⟨
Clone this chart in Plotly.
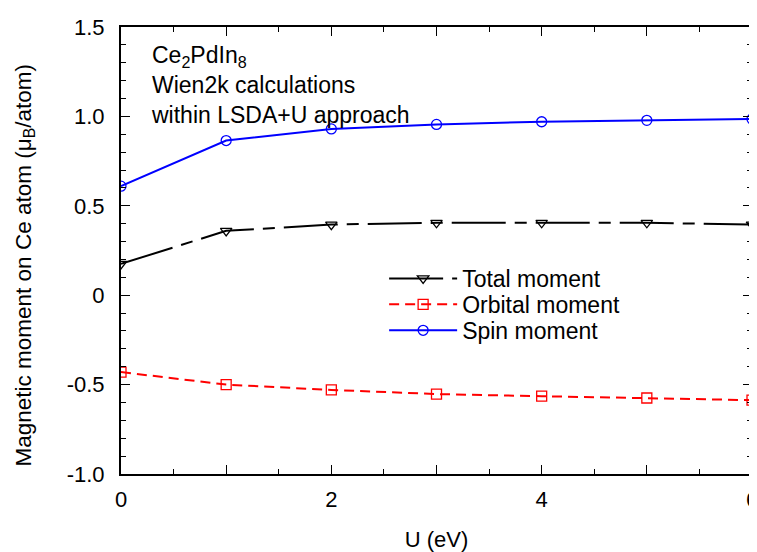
import plotly.graph_objects as go

U = [0, 1, 2, 3, 4, 5, 6]
total_moment = [0.175, 0.36, 0.395, 0.405, 0.405, 0.405, 0.395]
orbital_moment = [-0.43, -0.50, -0.53, -0.553, -0.565, -0.575, -0.587]
spin_moment = [0.61, 0.865, 0.93, 0.955, 0.97, 0.978, 0.985]

x_tickvals = [0, 1, 2, 3, 4, 5, 6]
x_ticktext = ["0", "", "2", "", "4", "", "6"]
y_tickvals = [-1.0, -0.5, 0, 0.5, 1.0, 1.5]
y_ticktext = ["-1.0", "-0.5", "0", "0.5", "1.0", "1.5"]

FONT = "Liberation Sans, Arial, sans-serif"

fig = go.Figure()
fig.add_trace(go.Scatter(
    x=U, y=total_moment, name="Total moment", mode="lines+markers", legend="legend",
    line=dict(color="black", width=2, dash="54px,9px,12px,9px"),
    marker=dict(symbol="triangle-down-open", size=10, color="black", line=dict(width=1.3)),
))
fig.add_trace(go.Scatter(
    x=U, y=orbital_moment, name="Orbital moment", mode="lines+markers", legend="legend2",
    line=dict(color="#ff0000", width=2, dash="10px,6px"),
    marker=dict(symbol="square-open", size=10, color="#ff0000", line=dict(width=1.3)),
))
fig.add_trace(go.Scatter(
    x=U, y=spin_moment, name="Spin moment", mode="lines+markers", legend="legend3",
    line=dict(color="#0000ff", width=2),
    marker=dict(symbol="circle-open", size=10, color="#0000ff", line=dict(width=1.3)),
))

fig.add_annotation(
    x=0, y=1, xref="paper", yref="paper", xanchor="left", yanchor="top",
    xshift=28, yshift=-13, align="left", showarrow=False,
    text="Ce<sub>2</sub>PdIn<sub>8</sub><br>Wien2k calculations<br>within LSDA+U approach",
    font=dict(family=FONT, size=23, color="black"),
)
fig.add_annotation(
    x=0, y=0.4665, xref="paper", yref="paper", xanchor="center", yanchor="middle",
    xshift=-96, textangle=-90, showarrow=False,
    text="Magnetic moment on Ce atom (μ<sub>B</sub>/atom)",
    font=dict(family=FONT, size=22.5, color="black"),
)

leg_common = dict(
    xanchor="left", yanchor="middle", bgcolor="rgba(0,0,0,0)",
    font=dict(family=FONT, size=23), itemwidth=68, borderwidth=0,
)

fig.update_layout(
    width=757, height=552,
    margin=dict(l=113, r=7, t=18, b=86),
    paper_bgcolor="white", plot_bgcolor="white",
    font=dict(family=FONT, size=22, color="black"),
    showlegend=True,
    legend=dict(x=0.417, y=0.4375, **leg_common),
    legend2=dict(x=0.417, y=0.3795, **leg_common),
    legend3=dict(x=0.417, y=0.3214, **leg_common),
    xaxis=dict(
        range=[0, 6], tickmode="array", tickvals=x_tickvals, ticktext=x_ticktext,
        ticks="inside", ticklen=9, tickwidth=1.3, tickcolor="black",
        minor=dict(dtick=0.5, ticklen=5, tickwidth=1.3, tickcolor="black", ticks="inside"),
        showline=True, linecolor="black", linewidth=2, mirror="allticks",
        showgrid=False, zeroline=False, ticklabelstandoff=5,
        title=dict(text="U (eV)", font=dict(family=FONT, size=22), standoff=20),
        tickfont=dict(family=FONT, size=22),
    ),
    yaxis=dict(
        range=[-1.0, 1.5], tickmode="array", tickvals=y_tickvals, ticktext=y_ticktext,
        ticks="inside", ticklen=9, tickwidth=1.3, tickcolor="black",
        minor=dict(dtick=0.1, ticklen=5, tickwidth=1.3, tickcolor="black", ticks="inside"),
        showline=True, linecolor="black", linewidth=2, mirror="allticks",
        showgrid=False, zeroline=False, ticklabelstandoff=10,
        tickfont=dict(family=FONT, size=22),
    ),
)

fig.write_html("out.html", config={"responsive": False})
⟩
DESCRIPTION OF THE TASK: Without the pictures, please reproduce each line of the listing above exactly, from the first one through the line bearing "spin_moment = [0.61, 0.865, 0.93, 0.955, 0.97, 0.978, 0.985]".

SOLUTION:
Clone this chart in Plotly.
import plotly.graph_objects as go

U = [0, 1, 2, 3, 4, 5, 6]
total_moment = [0.175, 0.36, 0.395, 0.405, 0.405, 0.405, 0.395]
orbital_moment = [-0.43, -0.50, -0.53, -0.553, -0.565, -0.575, -0.587]
spin_moment = [0.61, 0.865, 0.93, 0.955, 0.97, 0.978, 0.985]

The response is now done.